## GIVEN REQUEST
Please quote every line word for word.

## SUPPLIED INFORMATION
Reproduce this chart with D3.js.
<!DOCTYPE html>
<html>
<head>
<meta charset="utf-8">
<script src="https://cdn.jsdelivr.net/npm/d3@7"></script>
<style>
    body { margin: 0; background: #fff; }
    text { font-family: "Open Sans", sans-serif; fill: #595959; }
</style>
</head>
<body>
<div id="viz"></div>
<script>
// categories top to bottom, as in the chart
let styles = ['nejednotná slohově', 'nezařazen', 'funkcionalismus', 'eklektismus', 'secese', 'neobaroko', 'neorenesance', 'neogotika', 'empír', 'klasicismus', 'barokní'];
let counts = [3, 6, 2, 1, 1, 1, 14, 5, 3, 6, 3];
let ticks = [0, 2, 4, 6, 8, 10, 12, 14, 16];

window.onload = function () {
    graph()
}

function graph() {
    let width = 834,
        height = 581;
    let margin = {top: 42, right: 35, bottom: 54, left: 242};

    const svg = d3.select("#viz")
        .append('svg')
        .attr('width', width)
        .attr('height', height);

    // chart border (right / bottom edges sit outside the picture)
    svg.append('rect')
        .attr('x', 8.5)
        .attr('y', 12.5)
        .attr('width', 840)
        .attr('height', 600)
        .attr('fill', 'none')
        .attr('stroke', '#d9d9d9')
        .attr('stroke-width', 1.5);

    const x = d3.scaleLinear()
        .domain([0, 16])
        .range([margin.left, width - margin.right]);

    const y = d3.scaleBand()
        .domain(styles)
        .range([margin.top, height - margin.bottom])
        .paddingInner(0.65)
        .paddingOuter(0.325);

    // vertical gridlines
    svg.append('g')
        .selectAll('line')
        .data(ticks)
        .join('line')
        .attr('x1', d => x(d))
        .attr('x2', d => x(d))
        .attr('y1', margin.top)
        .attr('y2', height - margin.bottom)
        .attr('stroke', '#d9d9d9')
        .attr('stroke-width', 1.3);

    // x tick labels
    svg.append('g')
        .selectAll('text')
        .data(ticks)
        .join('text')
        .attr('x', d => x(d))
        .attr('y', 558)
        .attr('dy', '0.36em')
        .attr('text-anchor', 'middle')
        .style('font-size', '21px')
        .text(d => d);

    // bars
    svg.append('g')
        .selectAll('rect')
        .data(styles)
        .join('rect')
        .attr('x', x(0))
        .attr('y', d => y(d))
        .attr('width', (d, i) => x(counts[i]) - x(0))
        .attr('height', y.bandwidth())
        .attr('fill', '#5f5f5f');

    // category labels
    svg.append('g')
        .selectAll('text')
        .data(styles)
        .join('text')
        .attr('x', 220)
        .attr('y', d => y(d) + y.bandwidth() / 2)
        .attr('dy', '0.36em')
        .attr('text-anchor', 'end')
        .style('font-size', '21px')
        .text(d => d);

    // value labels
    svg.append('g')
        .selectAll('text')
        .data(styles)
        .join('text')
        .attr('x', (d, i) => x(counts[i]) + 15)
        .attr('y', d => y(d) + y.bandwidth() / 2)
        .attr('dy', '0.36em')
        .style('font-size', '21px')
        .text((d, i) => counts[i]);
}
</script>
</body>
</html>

## OUTPUT FOR THIS TASK
Reproduce this chart with D3.js.
<!DOCTYPE html>
<html>
<head>
<meta charset="utf-8">
<script src="https://cdn.jsdelivr.net/npm/d3@7"></script>
<style>
    body { margin: 0; background: #fff; }
    text { font-family: "Open Sans", sans-serif; fill: #595959; }
</style>
</head>
<body>
<div id="viz"></div>
<script>
// categories top to bottom, as in the chart
let styles = ['nejednotná slohově', 'nezařazen', 'funkcionalismus', 'eklektismus', 'secese', 'neobaroko', 'neorenesance', 'neogotika', 'empír', 'klasicismus', 'barokní'];
let counts = [3, 6, 2, 1, 1, 1, 14, 5, 3, 6, 3];
let ticks = [0, 2, 4, 6, 8, 10, 12, 14, 16];

window.onload = function () {
    graph()
}

function graph() {
    let width = 834,
        height = 581;
    let margin = {top: 42, right: 35, bottom: 54, left: 242};

    const svg = d3.select("#viz")
        .append('svg')
        .attr('width', width)
        .attr('height', height);

    // chart border (right / bottom edges sit outside the picture)
    svg.append('rect')
        .attr('x', 8.5)
        .attr('y', 12.5)
        .attr('width', 840)
        .attr('height', 600)
        .attr('fill', 'none')
        .attr('stroke', '#d9d9d9')
        .attr('stroke-width', 1.5);

    const x = d3.scaleLinear()
        .domain([0, 16])
        .range([margin.left, width - margin.right]);

    const y = d3.scaleBand()
        .domain(styles)
        .range([margin.top, height - margin.bottom])
        .paddingInner(0.65)
        .paddingOuter(0.325);

    // vertical gridlines
    svg.append('g')
        .selectAll('line')
        .data(ticks)
        .join('line')
        .attr('x1', d => x(d))
        .attr('x2', d => x(d))
        .attr('y1', margin.top)
        .attr('y2', height - margin.bottom)
        .attr('stroke', '#d9d9d9')
        .attr('stroke-width', 1.3);

    // x tick labels
    svg.append('g')
        .selectAll('text')
        .data(ticks)
        .join('text')
        .attr('x', d => x(d))
        .attr('y', 558)
        .attr('dy', '0.36em')
        .attr('text-anchor', 'middle')
        .style('font-size', '21px')
        .text(d => d);

    // bars
    svg.append('g')
        .selectAll('rect')
        .data(styles)
        .join('rect')
        .attr('x', x(0))
        .attr('y', d => y(d))
        .attr('width', (d, i) => x(counts[i]) - x(0))
        .attr('height', y.bandwidth())
        .attr('fill', '#5f5f5f');

    // category labels
    svg.append('g')
        .selectAll('text')
        .data(styles)
        .join('text')
        .attr('x', 220)
        .attr('y', d => y(d) + y.bandwidth() / 2)
        .attr('dy', '0.36em')
        .attr('text-anchor', 'end')
        .style('font-size', '21px')
        .text(d => d);

    // value labels
    svg.append('g')
        .selectAll('text')
        .data(styles)
        .join('text')
        .attr('x', (d, i) => x(counts[i]) + 15)
        .attr('y', d => y(d) + y.bandwidth() / 2)
        .attr('dy', '0.36em')
        .style('font-size', '21px')
        .text((d, i) => counts[i]);
}
</script>
</body>
</html>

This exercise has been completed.